While the increase puts more money in employee’s pockets, it is also forcing some employers out of business.

BANGOR, Maine — Opponents of Maine's minimum wage increase’s worst fear is coming true.

While the increase puts more money in employee’s pockets, it is also forcing some employers out of business.

The Bangor Redemption and Beverage Center shut its doors this week after 36 years of business.

The "main thing causing this closure is the increase in minimum wage,” said the Bangor redemption center’s owner, Paul Baron.

Baron said he knew it was only a matter of time until he would be forced to close after the state’s legislature raised the minimum wage beginning in 2017, to $9 an hour.

Since then, the minimum wage has increased by a dollar a year and will cap at $12 an hour in 2020.

"With the increase of minimum wage, we just have no way to recoup that additional expense,” said Baron.

In 2017, Baron and his wife, Wendy, had seventeen employees working at their redemption center on Broadway in Bangor.

Last summer, they were down to only eight employees and the Barons stopped taking a salary themselves just to make ends meet.

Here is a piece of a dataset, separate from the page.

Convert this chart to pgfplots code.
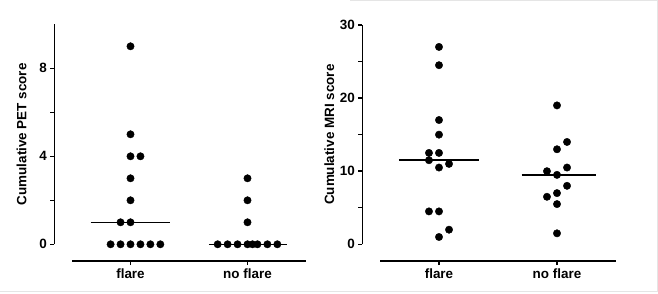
\documentclass[border=0pt]{standalone}
\usepackage{fontspec}
\setmainfont{Liberation Sans}
\usepackage{pgfplots}
\pgfplotsset{compat=1.18}
\pgfplotsset{
  prismstyle/.style={
    scale only axis,
    anchor=south west,
    clip=false,
    xmin=-0.5, xmax=1.5,
    axis x line*=bottom,
    axis y line*=left,
    axis x line shift=16.7bp,
    axis y line shift=17.7bp,
    xtick={0,1},
    xticklabels={flare,no flare},
    tick align=outside,
    major tick length=4bp,
    minor tick length=4bp,
    axis line style={line width=1.5pt},
    every tick/.style={black, line width=1.5pt},
    tick label style={font=\fontsize{13.5}{16}\selectfont\bfseries},
    /pgf/number format/assume math mode=true,
    ylabel style={at={(axis description cs:-0.215,0.5)}, rotate=0, anchor=center, font=\fontsize{13.5}{16}\selectfont\bfseries},
  },
  dots/.style={only marks, mark=*, mark size=3.7bp, black},
  med/.style={black, line width=1.5pt},
}
\begin{document}
\begin{tikzpicture}
\useasboundingbox (0,0) rectangle (658bp,294bp);
\draw[gray!20, line width=1bp] (0,2bp) -- (657bp,2bp) -- (657bp,293bp) -- (350bp,293bp);
% Left panel: PET
\begin{axis}[prismstyle,
  at={(72bp,49.7bp)},
  width=234bp, height=220bp,
  ymin=0, ymax=10,
  ytick={0,4,8}, minor ytick={2,6},
  ylabel={Cumulative PET score},
]
\addplot[dots] table {
x y
0 9
0 5
0 4
0.085 4
0 3
0 2
-0.085 1
0 1
-0.17 0
-0.085 0
0 0
0.085 0
0.17 0
0.255 0
};
\addplot[dots] table {
x y
1 3
1 2
1 1
0.745 0
0.83 0
0.915 0
1 0
1.043 0
1.085 0
1.17 0
1.255 0
};
\addplot[med] coordinates {(-0.34,1) (0.34,1)};
\addplot[med] coordinates {(0.67,0) (1.34,0)};
\end{axis}
% Right panel: MRI
\begin{axis}[prismstyle,
  at={(380bp,49.7bp)},
  width=236bp, height=219.3bp,
  ymin=0, ymax=30,
  ytick={0,10,20,30}, minor ytick={5,15,25},
  ylabel={Cumulative MRI score},
]
\addplot[dots] table {
x y
0 27
0 24.5
0 17
0 15
-0.085 12.5
0 12.5
-0.085 11.5
0.085 11
0 10.5
-0.085 4.5
0 4.5
0.085 2
0 1
};
\addplot[dots] table {
x y
1 19
1.085 14
1 13
1.085 10.5
0.915 10
1 9.5
1.085 8
1 7
0.915 6.5
1 5.5
1 1.5
};
\addplot[med] coordinates {(-0.34,11.5) (0.34,11.5)};
\addplot[med] coordinates {(0.70,9.5) (1.33,9.5)};
\end{axis}
\end{tikzpicture}
\end{document}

Any changes they made to try to save money, and the business, didn’t work this time.

"One of the hardest things is when you find somebody that's good and is loyal to you and you really have no choice, even at Christmas, to put them out of work,” said Baron. “We had no choice."

The Barons aren't the only ones forced to make tough choices in the wake of these minimum wage increases.

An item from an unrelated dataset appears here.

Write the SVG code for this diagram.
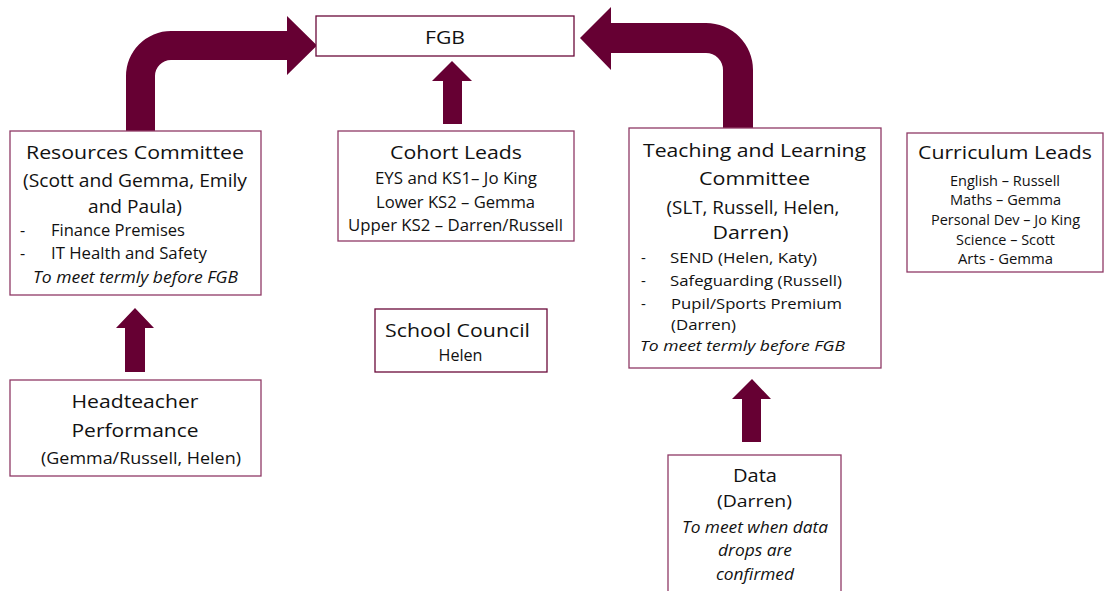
<svg xmlns="http://www.w3.org/2000/svg" width="1104" height="591" viewBox="0 0 1104 591">
<style>
.box{fill:#fff;stroke:#8f3a66;stroke-width:1.3}
.dk{stroke:#6a0a3a}
.arr{fill:#660033}
text{font-family:"Open Sans","Noto Sans",sans-serif;fill:#111}
.m{text-anchor:middle}
.h{font-size:18px}
.s{font-size:16px}
.b{font-size:15px}
.c{font-size:14.5px}
.i{font-style:italic}
</style>
<rect width="1104" height="591" fill="#fff"/>
<g id="connectors">
<path class="arr" d="M126,131 L126,76 A45,45 0 0 1 171,31 L287,31 L287,16 L317,45.5 L287,75 L287,60 L171,60 A16,16 0 0 0 155,76 L155,131 Z"/>
<path class="arr" d="M753,128 L753,70 A47,47 0 0 0 706,23 L611,23 L611,7 L580,38 L611,70 L611,53 L706,53 A17,17 0 0 1 723,70 L723,128 Z"/>
<path class="arr" d="M443,124 L443,81 L432,81 L452,61 L472,81 L462,81 L462,124 Z"/>
<path class="arr" d="M125,372 L125,328 L116,328 L135,308 L154,328 L145,328 L145,372 Z"/>
<path class="arr" d="M742,442 L742,399 L732,399 L752,379 L771,399 L761,399 L761,442 Z"/>
</g>
<g id="fgb">
<rect class="box dk" x="316" y="16" width="258" height="40"/>
<text class="m h" x="445" y="44" textLength="40" lengthAdjust="spacingAndGlyphs">FGB</text>
</g>
<g id="resources">
<rect class="box" x="10" y="131" width="251" height="164"/>
<text class="m h" x="135" y="159" textLength="218" lengthAdjust="spacingAndGlyphs">Resources Committee</text>
<text class="m h" x="135" y="187" textLength="224" lengthAdjust="spacingAndGlyphs">(Scott and Gemma, Emily</text>
<text class="m h" x="135" y="212.5" textLength="94" lengthAdjust="spacingAndGlyphs">and Paula)</text>
<text class="s" x="20" y="236">-</text>
<text class="s" x="51" y="236" textLength="134" lengthAdjust="spacingAndGlyphs">Finance Premises</text>
<text class="s" x="20" y="259">-</text>
<text class="s" x="51" y="259" textLength="156" lengthAdjust="spacingAndGlyphs">IT Health and Safety</text>
<text class="m s i" x="135.5" y="283" textLength="205" lengthAdjust="spacingAndGlyphs">To meet termly before FGB</text>
</g>
<g id="cohort">
<rect class="box" x="338" y="131" width="236" height="110"/>
<text class="m h" x="456" y="159" textLength="132" lengthAdjust="spacingAndGlyphs">Cohort Leads</text>
<text class="m s" x="456" y="184" textLength="162" lengthAdjust="spacingAndGlyphs">EYS and KS1– Jo King</text>
<text class="m s" x="455.5" y="207.5" textLength="159" lengthAdjust="spacingAndGlyphs">Lower KS2 – Gemma</text>
<text class="m s" x="455.5" y="230.5" textLength="215" lengthAdjust="spacingAndGlyphs">Upper KS2 – Darren/Russell</text>
</g>
<g id="school-council">
<rect class="box dk" x="375" y="309" width="172" height="63"/>
<text class="m h" x="457.5" y="337" textLength="145" lengthAdjust="spacingAndGlyphs">School Council</text>
<text class="m s" x="460.5" y="361" textLength="44" lengthAdjust="spacingAndGlyphs">Helen</text>
</g>
<g id="teaching">
<rect class="box" x="629" y="128" width="252" height="240"/>
<text class="m h" x="754.5" y="157" textLength="223" lengthAdjust="spacingAndGlyphs">Teaching and Learning</text>
<text class="m h" x="754.5" y="185" textLength="111" lengthAdjust="spacingAndGlyphs">Committee</text>
<text class="m h" x="753" y="213.5" textLength="173" lengthAdjust="spacingAndGlyphs">(SLT, Russell, Helen,</text>
<text class="m h" x="750.5" y="238.5" textLength="76" lengthAdjust="spacingAndGlyphs">Darren)</text>
<text class="b" x="641" y="263">-</text>
<text class="b" x="670" y="263" textLength="147" lengthAdjust="spacingAndGlyphs">SEND (Helen, Katy)</text>
<text class="b" x="641" y="285.5">-</text>
<text class="b" x="670" y="285.5" textLength="172" lengthAdjust="spacingAndGlyphs">Safeguarding (Russell)</text>
<text class="b" x="641" y="308.5">-</text>
<text class="b" x="671" y="308.5" textLength="171" lengthAdjust="spacingAndGlyphs">Pupil/Sports Premium</text>
<text class="b" x="671" y="329.5" textLength="65" lengthAdjust="spacingAndGlyphs">(Darren)</text>
<text class="b i" x="640" y="350.5" textLength="205" lengthAdjust="spacingAndGlyphs">To meet termly before FGB</text>
</g>
<g id="curriculum">
<rect class="box" x="907" y="133" width="196" height="139"/>
<text class="m h" x="1005" y="158.5" textLength="174" lengthAdjust="spacingAndGlyphs">Curriculum Leads</text>
<text class="m c" x="1005" y="185.5" textLength="110" lengthAdjust="spacingAndGlyphs">English – Russell</text>
<text class="m c" x="1005.5" y="205" textLength="111" lengthAdjust="spacingAndGlyphs">Maths – Gemma</text>
<text class="m c" x="1005.5" y="225" textLength="149" lengthAdjust="spacingAndGlyphs">Personal Dev – Jo King</text>
<text class="m c" x="1005.5" y="244.5" textLength="99" lengthAdjust="spacingAndGlyphs">Science – Scott</text>
<text class="m c" x="1005.5" y="264" textLength="95" lengthAdjust="spacingAndGlyphs">Arts - Gemma</text>
</g>
<g id="headteacher">
<rect class="box" x="10" y="380" width="251" height="96"/>
<text class="m h" x="135" y="407.5" textLength="127" lengthAdjust="spacingAndGlyphs">Headteacher</text>
<text class="m h" x="135" y="437" textLength="127" lengthAdjust="spacingAndGlyphs">Performance</text>
<text class="m s" x="141" y="463.5" textLength="200" lengthAdjust="spacingAndGlyphs">(Gemma/Russell, Helen)</text>
</g>
<g id="data">
<rect class="box" x="668" y="455" width="173" height="150"/>
<text class="m h" x="755" y="482" textLength="44" lengthAdjust="spacingAndGlyphs">Data</text>
<text class="m s" x="754.5" y="506.5" textLength="75" lengthAdjust="spacingAndGlyphs">(Darren)</text>
<text class="m s i" x="755" y="533" textLength="146" lengthAdjust="spacingAndGlyphs">To meet when data</text>
<text class="m s i" x="755" y="555.5" textLength="74" lengthAdjust="spacingAndGlyphs">drops are</text>
<text class="m s i" x="755" y="579.5" textLength="78" lengthAdjust="spacingAndGlyphs">confirmed</text>
</g>
</svg>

"We've had to decrease employees,” said Brewer Redemption Center co-owner, Airianne Hatt.

Hatt and her brother, Jacob, have owned and operated the Brewer Redemption Center for nine years this Spring.

“We’ve had to increase our work so we’re here days that we’re not actually open, cleaning up, getting ready for the next day for customers so that they’re not waiting, and so that we can get the product in and out, so that we can get paid, so that we can pay our employees,” said Hatt. “It’s obviously a vicious cycle but that’s what we have to do.”

At full staff, they have nine employees.

Currently, they are working with only six, and they can't afford to bring anyone else on without a raise from the state.

"We haven't had an increase in what we get for our handling fee in almost nine years,” said Hatt. “I definitely think with us having to take this hardship with minimum wage going up it's definitely our turn to have some kind of increase."

Until then, Hatt is hoping to bring more bottles into her facility by absorbing some of the Bangor redemption center's business just over the river.

For those in the redemption business, trying to stay in business despite the latest wage increase is like their worst fear becoming a reality.

“I hate seeing this business close,” said Baron. “It’s one of the few things that actually works to keep things out of the landfill. We send three semi’s a day, five days a week that are full, and that keeps returnables out of the landfill.”